Could you copy every line from the material below in which "this" appears?

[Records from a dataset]
+--
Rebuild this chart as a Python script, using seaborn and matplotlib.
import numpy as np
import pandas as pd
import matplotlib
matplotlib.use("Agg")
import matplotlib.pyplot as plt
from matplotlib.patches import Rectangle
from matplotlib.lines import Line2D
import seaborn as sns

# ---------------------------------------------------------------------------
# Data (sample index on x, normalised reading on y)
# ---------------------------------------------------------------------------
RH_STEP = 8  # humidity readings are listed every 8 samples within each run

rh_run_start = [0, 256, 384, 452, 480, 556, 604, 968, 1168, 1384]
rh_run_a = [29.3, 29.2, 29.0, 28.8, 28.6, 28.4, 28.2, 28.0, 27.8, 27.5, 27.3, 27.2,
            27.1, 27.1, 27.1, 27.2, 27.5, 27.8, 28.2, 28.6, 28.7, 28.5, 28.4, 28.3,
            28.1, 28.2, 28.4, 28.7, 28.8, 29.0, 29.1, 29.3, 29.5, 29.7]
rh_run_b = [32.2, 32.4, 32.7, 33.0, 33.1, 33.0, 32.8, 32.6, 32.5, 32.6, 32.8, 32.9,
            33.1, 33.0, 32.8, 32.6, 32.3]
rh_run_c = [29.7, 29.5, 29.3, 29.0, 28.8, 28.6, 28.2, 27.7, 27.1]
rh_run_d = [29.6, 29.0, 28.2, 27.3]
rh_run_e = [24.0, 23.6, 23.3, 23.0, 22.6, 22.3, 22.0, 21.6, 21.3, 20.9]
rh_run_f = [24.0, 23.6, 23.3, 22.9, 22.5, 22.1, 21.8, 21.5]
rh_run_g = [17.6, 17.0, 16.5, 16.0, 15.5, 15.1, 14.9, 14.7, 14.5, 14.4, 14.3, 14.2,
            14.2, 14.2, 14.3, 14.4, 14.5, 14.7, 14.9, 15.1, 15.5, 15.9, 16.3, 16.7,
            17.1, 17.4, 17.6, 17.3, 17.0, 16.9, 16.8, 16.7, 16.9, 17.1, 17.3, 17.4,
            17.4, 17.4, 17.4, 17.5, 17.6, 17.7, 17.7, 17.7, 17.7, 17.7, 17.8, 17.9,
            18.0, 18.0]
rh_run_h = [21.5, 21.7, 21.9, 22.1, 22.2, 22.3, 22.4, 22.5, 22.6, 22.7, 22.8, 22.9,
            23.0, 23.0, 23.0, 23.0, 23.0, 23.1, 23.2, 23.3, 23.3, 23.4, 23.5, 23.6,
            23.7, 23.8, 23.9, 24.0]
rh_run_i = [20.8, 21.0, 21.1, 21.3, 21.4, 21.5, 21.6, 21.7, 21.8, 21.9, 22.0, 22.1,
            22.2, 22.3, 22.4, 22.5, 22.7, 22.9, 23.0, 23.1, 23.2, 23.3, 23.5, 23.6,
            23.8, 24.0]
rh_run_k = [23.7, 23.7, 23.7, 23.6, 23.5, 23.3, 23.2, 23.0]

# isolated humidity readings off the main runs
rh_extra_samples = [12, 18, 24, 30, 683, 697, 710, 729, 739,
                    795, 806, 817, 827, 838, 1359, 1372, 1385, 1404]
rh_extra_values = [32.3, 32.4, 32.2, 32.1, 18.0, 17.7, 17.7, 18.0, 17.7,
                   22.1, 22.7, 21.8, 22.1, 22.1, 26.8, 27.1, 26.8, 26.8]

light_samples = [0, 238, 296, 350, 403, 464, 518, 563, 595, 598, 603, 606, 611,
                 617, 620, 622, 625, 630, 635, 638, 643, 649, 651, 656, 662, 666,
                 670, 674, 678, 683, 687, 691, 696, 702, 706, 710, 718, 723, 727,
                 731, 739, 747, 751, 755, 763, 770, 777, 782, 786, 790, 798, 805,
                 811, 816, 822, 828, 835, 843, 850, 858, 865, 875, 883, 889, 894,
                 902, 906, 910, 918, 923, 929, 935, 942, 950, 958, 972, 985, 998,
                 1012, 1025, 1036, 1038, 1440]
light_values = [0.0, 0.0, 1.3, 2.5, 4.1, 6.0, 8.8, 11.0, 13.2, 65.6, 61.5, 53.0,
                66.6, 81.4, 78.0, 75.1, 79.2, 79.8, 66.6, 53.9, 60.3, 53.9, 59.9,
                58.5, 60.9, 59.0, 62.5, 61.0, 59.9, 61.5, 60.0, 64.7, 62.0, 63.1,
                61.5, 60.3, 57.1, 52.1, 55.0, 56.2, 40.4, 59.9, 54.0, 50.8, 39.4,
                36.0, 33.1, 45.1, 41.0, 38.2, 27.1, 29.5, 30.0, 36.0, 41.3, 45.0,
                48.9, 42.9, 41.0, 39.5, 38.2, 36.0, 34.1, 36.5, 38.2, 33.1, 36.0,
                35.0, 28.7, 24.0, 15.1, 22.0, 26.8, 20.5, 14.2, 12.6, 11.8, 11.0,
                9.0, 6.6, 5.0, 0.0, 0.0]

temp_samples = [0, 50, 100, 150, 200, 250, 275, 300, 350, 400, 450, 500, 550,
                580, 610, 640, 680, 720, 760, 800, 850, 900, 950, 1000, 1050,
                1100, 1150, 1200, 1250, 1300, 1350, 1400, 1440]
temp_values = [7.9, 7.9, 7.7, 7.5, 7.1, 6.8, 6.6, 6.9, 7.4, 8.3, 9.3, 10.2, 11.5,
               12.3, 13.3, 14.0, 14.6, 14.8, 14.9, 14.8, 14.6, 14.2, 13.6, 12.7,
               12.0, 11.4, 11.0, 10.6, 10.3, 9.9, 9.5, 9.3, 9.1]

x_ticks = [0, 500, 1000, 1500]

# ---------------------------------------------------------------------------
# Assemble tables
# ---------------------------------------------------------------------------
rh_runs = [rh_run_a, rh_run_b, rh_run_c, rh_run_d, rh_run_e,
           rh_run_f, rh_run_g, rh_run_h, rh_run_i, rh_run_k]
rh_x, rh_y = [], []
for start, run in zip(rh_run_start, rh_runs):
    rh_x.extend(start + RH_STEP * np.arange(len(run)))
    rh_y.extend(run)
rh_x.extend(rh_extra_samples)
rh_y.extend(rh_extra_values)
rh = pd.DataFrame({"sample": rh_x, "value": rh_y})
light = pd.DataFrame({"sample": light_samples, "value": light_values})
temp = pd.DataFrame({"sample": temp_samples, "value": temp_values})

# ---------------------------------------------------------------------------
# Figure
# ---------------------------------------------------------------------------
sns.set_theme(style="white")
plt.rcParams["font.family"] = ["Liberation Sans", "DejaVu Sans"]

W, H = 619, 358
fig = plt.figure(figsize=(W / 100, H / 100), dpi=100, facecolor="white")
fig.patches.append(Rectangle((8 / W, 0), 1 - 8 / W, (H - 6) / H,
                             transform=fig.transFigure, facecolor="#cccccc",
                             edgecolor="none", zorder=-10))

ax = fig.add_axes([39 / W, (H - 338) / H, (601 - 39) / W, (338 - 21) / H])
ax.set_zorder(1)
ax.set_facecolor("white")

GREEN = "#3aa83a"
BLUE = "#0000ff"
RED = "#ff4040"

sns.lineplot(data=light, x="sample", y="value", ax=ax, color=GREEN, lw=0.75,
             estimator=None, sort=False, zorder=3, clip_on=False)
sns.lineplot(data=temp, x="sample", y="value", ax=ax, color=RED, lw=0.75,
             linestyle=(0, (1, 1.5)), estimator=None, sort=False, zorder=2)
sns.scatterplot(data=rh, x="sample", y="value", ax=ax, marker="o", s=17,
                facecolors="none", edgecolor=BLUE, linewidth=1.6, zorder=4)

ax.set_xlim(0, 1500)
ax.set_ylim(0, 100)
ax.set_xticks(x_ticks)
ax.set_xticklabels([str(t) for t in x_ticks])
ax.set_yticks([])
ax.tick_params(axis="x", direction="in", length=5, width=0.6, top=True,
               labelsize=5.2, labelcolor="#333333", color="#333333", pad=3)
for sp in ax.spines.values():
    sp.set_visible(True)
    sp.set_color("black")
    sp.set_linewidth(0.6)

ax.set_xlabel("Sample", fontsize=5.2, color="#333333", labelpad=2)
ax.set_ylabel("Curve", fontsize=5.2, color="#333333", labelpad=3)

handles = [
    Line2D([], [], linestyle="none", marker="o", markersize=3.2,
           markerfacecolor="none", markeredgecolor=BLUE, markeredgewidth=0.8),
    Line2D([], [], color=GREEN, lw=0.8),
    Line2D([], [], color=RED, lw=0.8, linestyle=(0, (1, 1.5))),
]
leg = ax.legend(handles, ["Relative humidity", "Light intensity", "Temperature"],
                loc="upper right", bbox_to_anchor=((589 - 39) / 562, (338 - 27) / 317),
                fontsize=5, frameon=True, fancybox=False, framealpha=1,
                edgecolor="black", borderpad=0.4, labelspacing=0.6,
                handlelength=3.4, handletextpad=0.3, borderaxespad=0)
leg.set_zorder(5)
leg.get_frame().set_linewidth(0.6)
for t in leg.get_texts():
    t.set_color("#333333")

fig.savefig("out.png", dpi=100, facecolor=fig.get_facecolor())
+--
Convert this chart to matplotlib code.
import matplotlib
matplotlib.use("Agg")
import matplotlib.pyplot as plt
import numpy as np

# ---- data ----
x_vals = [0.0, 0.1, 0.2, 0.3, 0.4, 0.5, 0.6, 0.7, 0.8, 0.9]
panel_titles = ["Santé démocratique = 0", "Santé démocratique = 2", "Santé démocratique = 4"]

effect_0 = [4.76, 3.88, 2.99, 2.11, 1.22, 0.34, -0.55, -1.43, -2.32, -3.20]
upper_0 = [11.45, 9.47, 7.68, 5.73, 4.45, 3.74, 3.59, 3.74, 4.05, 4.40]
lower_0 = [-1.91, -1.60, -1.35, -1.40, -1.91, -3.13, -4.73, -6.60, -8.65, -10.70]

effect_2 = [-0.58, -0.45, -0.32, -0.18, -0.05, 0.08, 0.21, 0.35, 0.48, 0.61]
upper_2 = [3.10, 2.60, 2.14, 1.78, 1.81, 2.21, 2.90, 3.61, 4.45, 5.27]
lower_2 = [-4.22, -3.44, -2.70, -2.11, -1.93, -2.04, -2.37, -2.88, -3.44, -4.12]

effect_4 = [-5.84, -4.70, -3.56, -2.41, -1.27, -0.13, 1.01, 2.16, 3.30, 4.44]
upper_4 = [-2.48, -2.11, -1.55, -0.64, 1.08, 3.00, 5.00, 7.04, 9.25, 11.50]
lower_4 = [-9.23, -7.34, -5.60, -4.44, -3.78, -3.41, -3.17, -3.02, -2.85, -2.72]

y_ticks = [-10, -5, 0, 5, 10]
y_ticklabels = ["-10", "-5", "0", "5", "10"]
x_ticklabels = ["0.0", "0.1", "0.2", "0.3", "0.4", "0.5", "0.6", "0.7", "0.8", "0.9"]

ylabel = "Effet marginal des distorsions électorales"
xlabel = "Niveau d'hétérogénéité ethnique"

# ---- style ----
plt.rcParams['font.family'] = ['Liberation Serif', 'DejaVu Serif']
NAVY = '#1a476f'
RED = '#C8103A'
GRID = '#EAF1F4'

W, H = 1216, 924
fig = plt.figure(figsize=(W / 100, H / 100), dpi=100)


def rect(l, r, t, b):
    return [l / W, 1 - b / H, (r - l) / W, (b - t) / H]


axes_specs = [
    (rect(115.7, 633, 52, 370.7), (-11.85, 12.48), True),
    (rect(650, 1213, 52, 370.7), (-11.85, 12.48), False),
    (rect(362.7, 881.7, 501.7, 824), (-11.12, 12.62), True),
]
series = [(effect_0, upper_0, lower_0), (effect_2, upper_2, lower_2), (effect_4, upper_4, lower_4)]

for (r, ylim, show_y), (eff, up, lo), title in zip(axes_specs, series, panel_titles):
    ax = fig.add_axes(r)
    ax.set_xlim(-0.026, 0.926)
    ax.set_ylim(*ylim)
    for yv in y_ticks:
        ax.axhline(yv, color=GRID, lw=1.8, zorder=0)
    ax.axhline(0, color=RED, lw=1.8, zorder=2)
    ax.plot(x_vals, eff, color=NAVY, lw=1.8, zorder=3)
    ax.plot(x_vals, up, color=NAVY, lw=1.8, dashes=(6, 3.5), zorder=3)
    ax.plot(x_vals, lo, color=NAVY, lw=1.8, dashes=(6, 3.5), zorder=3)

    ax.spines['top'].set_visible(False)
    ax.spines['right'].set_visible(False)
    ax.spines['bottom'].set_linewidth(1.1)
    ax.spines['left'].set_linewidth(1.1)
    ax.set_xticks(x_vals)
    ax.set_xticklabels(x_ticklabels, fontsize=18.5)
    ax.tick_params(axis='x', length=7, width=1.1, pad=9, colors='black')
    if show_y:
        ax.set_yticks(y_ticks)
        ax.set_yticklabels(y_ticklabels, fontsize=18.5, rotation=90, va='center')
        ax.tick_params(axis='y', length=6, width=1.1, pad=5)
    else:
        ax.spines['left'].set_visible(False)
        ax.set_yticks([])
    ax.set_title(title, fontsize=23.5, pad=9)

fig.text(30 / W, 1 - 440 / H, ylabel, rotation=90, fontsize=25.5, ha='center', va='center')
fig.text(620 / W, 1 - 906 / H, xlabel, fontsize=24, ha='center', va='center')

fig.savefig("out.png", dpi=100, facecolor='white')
+--
• The response
Rebuild this chart as a Python script, using seaborn and matplotlib.
Convert this chart to matplotlib code.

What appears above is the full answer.